--- start GIVEN DATA ---
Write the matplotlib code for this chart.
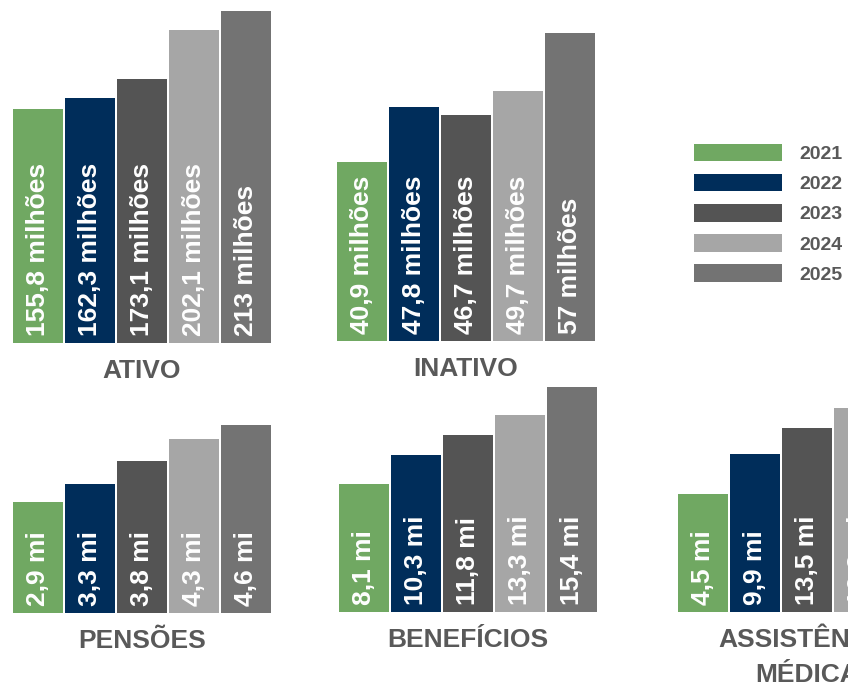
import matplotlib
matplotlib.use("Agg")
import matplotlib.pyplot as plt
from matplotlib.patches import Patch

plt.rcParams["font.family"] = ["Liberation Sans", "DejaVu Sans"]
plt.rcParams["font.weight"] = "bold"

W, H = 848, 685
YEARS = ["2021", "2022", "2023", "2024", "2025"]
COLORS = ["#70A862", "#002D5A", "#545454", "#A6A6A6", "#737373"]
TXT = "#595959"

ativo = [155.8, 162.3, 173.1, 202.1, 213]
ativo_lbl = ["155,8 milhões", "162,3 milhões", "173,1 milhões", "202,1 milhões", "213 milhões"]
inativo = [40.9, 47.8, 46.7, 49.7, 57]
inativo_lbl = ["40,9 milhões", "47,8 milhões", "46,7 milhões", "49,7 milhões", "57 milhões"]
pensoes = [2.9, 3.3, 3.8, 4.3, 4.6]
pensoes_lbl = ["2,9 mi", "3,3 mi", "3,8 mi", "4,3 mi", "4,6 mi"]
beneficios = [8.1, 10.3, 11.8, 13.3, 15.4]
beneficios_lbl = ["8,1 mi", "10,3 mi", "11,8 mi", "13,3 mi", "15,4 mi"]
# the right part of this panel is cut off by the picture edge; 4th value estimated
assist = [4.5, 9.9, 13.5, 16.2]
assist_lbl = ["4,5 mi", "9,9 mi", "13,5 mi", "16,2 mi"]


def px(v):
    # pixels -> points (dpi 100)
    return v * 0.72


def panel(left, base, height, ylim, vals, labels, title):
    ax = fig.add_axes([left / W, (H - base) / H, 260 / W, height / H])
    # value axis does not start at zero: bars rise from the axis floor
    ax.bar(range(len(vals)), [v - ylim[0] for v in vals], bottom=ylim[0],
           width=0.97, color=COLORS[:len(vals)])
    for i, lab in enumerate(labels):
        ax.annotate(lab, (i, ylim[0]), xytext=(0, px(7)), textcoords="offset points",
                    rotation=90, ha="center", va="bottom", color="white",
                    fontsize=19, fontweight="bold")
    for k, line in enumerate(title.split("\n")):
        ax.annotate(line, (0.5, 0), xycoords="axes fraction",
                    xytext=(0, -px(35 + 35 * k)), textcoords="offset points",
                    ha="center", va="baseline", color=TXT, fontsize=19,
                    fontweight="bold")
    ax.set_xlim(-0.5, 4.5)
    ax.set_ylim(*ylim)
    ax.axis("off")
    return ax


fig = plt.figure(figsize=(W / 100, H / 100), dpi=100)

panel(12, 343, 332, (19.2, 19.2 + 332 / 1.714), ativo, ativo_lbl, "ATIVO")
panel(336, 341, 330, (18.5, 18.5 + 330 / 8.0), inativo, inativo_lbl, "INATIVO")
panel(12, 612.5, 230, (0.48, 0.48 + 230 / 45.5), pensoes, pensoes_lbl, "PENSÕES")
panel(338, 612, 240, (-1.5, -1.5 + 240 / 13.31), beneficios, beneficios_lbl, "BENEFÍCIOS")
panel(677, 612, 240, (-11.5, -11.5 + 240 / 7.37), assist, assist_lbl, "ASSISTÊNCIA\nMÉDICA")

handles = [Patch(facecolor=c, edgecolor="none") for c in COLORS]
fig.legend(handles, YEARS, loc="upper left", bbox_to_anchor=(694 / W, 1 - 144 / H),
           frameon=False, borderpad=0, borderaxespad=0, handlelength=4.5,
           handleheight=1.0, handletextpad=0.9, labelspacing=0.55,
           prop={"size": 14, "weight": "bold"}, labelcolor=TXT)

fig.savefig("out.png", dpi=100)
--- end GIVEN DATA ---
EXERCISE AIM
Within the listing, how many lines hold the word "matplotlib"? Only the number is to be given.

WORKED SOLUTION
5